La lecture de Nicole.S: "Arpenter la nuit" de Leila Mottley....belle de nuit....

Arpenter la nuit, c’est, pour parler de manière plus prosaïque, faire le trottoir.

East Oakland (Californie) au cœur d’une cité insalubre dotée d’une « piscine à crottes » (où personne n’ose se baigner bien évidemment …) Kiara n’a que quinze ans lorsque sa mère commet un acte qui la conduit en prison et qu’elle se retrouve seule avec son frère Marcus, de trois ans son ainé (donc majeur depuis peu et lui évitant de justesse le foyer social …) Leur père est mort d’un cancer quelques années plus tôt, peu de temps après sa sortie de prison.

De son côté, Marcus, qui a lâché son boulot (dans un restaurant asiatique) pour se lancer aveuglément dans des rêves utopiques de rappeur reconnu – ne la soutient plus … Des rêves avortés qui ne lui seront d’aucune aide pour payer les factures. (J’avoue avoir pesté intérieurement à plusieurs reprises, contre son frère et son oncle Ty …)

Seule « hypothétique » lumière encore existante dans cet environnement désespérant : elle trouve du réconfort auprès d’Alé, son amie, chez qui elle sait pouvoir venir manger lorsque son estomac est vide, et auprès de Trévor, son petit voisin de neuf ans, complètement délaissé par une mère toxicomane, dont l’insouciance et le sourire lui donnent la force de se battre. 

Elle tente, tant bien que mal, de payer les factures, de régler un loyer qui ne cesse d’augmenter et d’assumer, seule, des responsabilités qui dépasseraient tout adolescent. 

Un jour, sans jamais l’avoir anticipé, elle se rapproche d’un homme et lui vend son corps.

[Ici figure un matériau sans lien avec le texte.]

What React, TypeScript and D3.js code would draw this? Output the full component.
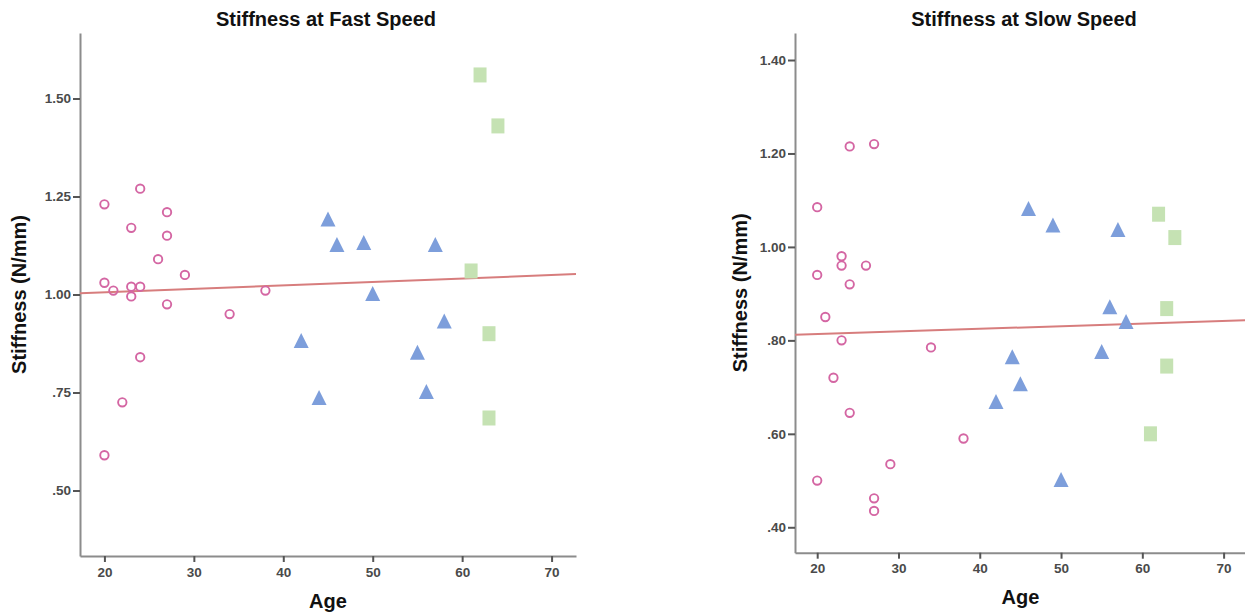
import React, { useEffect, useRef } from 'react';
import * as d3 from 'd3';

// age axis shared by both panels
const ageDomain = [17.27, 72.73];
const ageTicks = [20, 30, 40, 50, 60, 70];

// fast speed
const fastTicks = [0.5, 0.75, 1.0, 1.25, 1.5];
const fastYoungAge = [20, 20, 21, 23, 23, 23, 24, 24, 26, 27, 27, 27, 29, 38, 34, 24, 22, 20];
const fastYoungVal = [1.23, 1.03, 1.01, 1.17, 1.02, 0.995, 1.27, 1.02, 1.09, 1.21, 1.15, 0.975, 1.05, 1.01, 0.95, 0.84, 0.725, 0.59];
const fastMidAge = [45, 46, 49, 57, 50, 58, 42, 55, 44, 56];
const fastMidVal = [1.19, 1.125, 1.13, 1.125, 1.0, 0.93, 0.88, 0.85, 0.735, 0.75];
const fastOldAge = [62, 64, 61, 63, 63];
const fastOldVal = [1.56, 1.43, 1.06, 0.9, 0.685];
const fastFit = [0.9877, 0.000884]; // intercept, slope

// slow speed
const slowTicks = [0.4, 0.6, 0.8, 1.0, 1.2, 1.4];
const slowYoungAge = [24, 27, 20, 20, 23, 23, 24, 26, 21, 23, 22, 24, 34, 38, 29, 20, 27, 27];
const slowYoungVal = [1.215, 1.22, 1.085, 0.94, 0.98, 0.96, 0.92, 0.96, 0.85, 0.8, 0.72, 0.645, 0.785, 0.59, 0.535, 0.5, 0.462, 0.435];
const slowMidAge = [46, 49, 57, 56, 58, 55, 44, 45, 42, 50];
const slowMidVal = [1.08, 1.045, 1.035, 0.87, 0.838, 0.774, 0.763, 0.705, 0.667, 0.5];
const slowOldAge = [62, 64, 63, 63, 61];
const slowOldVal = [1.07, 1.02, 0.868, 0.745, 0.6];
const slowFit = [0.8023, 0.000559];

const FONT = "'Liberation Sans', Arial, sans-serif";

const panels = [
  {
    title: 'Stiffness at Fast Speed',
    left: 80, right: 576, top: 33, bottom: 556,
    yDomain: [0.333, 1.667], yTicks: fastTicks,
    young: [fastYoungAge, fastYoungVal], mid: [fastMidAge, fastMidVal], old: [fastOldAge, fastOldVal],
    fit: fastFit,
    titleX: 326, yLabelX: 26, ageY: 608,
  },
  {
    title: 'Stiffness at Slow Speed',
    left: 795, right: 1245.8, top: 33, bottom: 552.7,
    yDomain: [0.3456, 1.4578], yTicks: slowTicks,
    young: [slowYoungAge, slowYoungVal], mid: [slowMidAge, slowMidVal], old: [slowOldAge, slowOldVal],
    fit: slowFit,
    titleX: 1024, yLabelX: 747, ageY: 604,
  },
];

function drawPanel(g, p) {
  const x = d3.scaleLinear().domain(ageDomain).range([p.left, p.right]);
  const y = d3.scaleLinear().domain(p.yDomain).range([p.bottom, p.top]);
  const fmt = (d) => d3.format('.2f')(d).replace(/^0/, '');

  const ya = g.append('g')
    .attr('transform', `translate(${p.left},0)`)
    .call(d3.axisLeft(y).tickValues(p.yTicks).tickFormat(fmt).tickSize(7).tickPadding(2).tickSizeOuter(0));
  const xa = g.append('g')
    .attr('transform', `translate(0,${p.bottom})`)
    .call(d3.axisBottom(x).tickValues(ageTicks).tickFormat(d3.format('d')).tickSize(6).tickPadding(5).tickSizeOuter(0));
  [ya, xa].forEach((a) => {
    a.select('.domain').attr('stroke', '#8c8c8c').attr('stroke-width', 2);
    a.selectAll('.tick line').attr('stroke', '#555').attr('stroke-width', 2);
    a.selectAll('.tick text').attr('fill', '#4a4a4a').style('font', `bold 13.5px ${FONT}`);
  });

  // fit line
  const line = d3.line().x((d) => x(d)).y((d) => y(p.fit[0] + p.fit[1] * d));
  g.append('path').attr('d', line(ageDomain))
    .attr('fill', 'none').attr('stroke', '#d77d7d').attr('stroke-width', 2);

  // young: open circles
  g.append('g').selectAll('circle').data(d3.range(p.young[0].length)).enter().append('circle')
    .attr('cx', (i) => x(p.young[0][i])).attr('cy', (i) => y(p.young[1][i]))
    .attr('r', 4.2).attr('fill', 'none').attr('stroke', '#d466a3').attr('stroke-width', 1.9);

  // middle: triangles
  g.append('g').selectAll('path').data(d3.range(p.mid[0].length)).enter().append('path')
    .attr('d', (i) => {
      const cx = x(p.mid[0][i]), cy = y(p.mid[1][i]);
      return `M${cx},${cy - 8.5}L${cx + 7.5},${cy + 6.5}L${cx - 7.5},${cy + 6.5}Z`;
    })
    .attr('fill', '#7d9edb');

  // old: squares
  g.append('g').selectAll('rect').data(d3.range(p.old[0].length)).enter().append('rect')
    .attr('x', (i) => x(p.old[0][i]) - 6.5).attr('y', (i) => y(p.old[1][i]) - 7.5)
    .attr('width', 13).attr('height', 15).attr('fill', '#c5e2b3');

  // texts
  g.append('text').attr('x', p.titleX).attr('y', 26).attr('text-anchor', 'middle')
    .style('font', `bold 20px ${FONT}`).attr('fill', '#111').text(p.title);
  g.append('text').attr('transform', `translate(${p.yLabelX},${(p.top + p.bottom) / 2}) rotate(-90)`)
    .attr('text-anchor', 'middle').style('font', `bold 20px ${FONT}`).attr('fill', '#111')
    .text('Stiffness (N/mm)');
  g.append('text').attr('x', x(45)).attr('y', p.ageY).attr('text-anchor', 'middle')
    .style('font', `bold 20px ${FONT}`).attr('fill', '#111').text('Age');
}

export default function App() {
  const ref = useRef(null);
  useEffect(() => {
    const svg = d3.select(ref.current);
    svg.selectAll('*').remove();
    panels.forEach((p) => drawPanel(svg.append('g'), p));
  }, []);
  return (
    <svg ref={ref} width={1245} height={615}
      style={{ position: 'absolute', left: 0, top: 0, background: '#fff' }} />
  );
}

La rue l’absorbe, les billets tombent et, avec eux, éclatent toute la crasse et toute la perversion d’une société qui n’a pas su la protéger.

Leila Mottley, l’auteure, avait l’âge de son héroïne (dix-sept ans) quand elle a décidé d’entreprendre l’écriture de ce premier roman, relatant un fait divers explosif impliquant des policiers californiens (d’Oakland et de la baie de San Francisco) dans une terrible affaire de prostitution de toutes jeunes filles noires … 

C’est percutant, sans concession et d’une extraordinaire maturité … 

Kiara, c’est le corps – marchandé, utilisé et meurtri – mais c’est aussi l’esprit – libre, rêveur et clairvoyant.

L'avis du Délirien: ⭐⭐⭐⭐⭐

C’est un roman qui est très riche par les thèmes qu’il aborde (chômage, prostitution, drogue, corruption…) et très éclairant sur la société qu’il dépeint et, en particulier, sur la condition des jeunes filles noires. 

Un récit choc qui ne laisse – hélas – pas beaucoup d’espoir en une prise de conscience prochaine des forces de l’ordre américaines, censées protéger les plus vulnérables …

C’est un véritable tableau de la misère sociale. 

Je le recommande chaudement, ne serait-ce que pour donner un coup de pouce à cette jeune écrivaine prometteuse!!

A propos de l'auteure:

Leila Mottley a été lauréate «Jeune poétesse de la ville d'Oakland» en Californie, en 2018 à l'âge de 16 ans, après avoir été vice-lauréate l'année précédente. Ses poésies ont été publiées dans le New York Times.

Elle est la plus jeune auteure jamais sélectionnée pour le Oprah's Book Club. Son premier livre, Arpenter la nuit, a été sélectionné pour le Booker Prize le 26 juillet 2022. Leila Mottley est la plus jeune auteure à avoir été sélectionnée.

Elle reçoit en 2022 le Prix Page / America 2022 pour son livre Arpenter la nuit, qu’elle a écrit à 17 ans, inspiré d’un fait divers, dans lequel une adolescente noire est décidée à survivre, coûte que coûte, dans un monde qui se refuse à la protéger.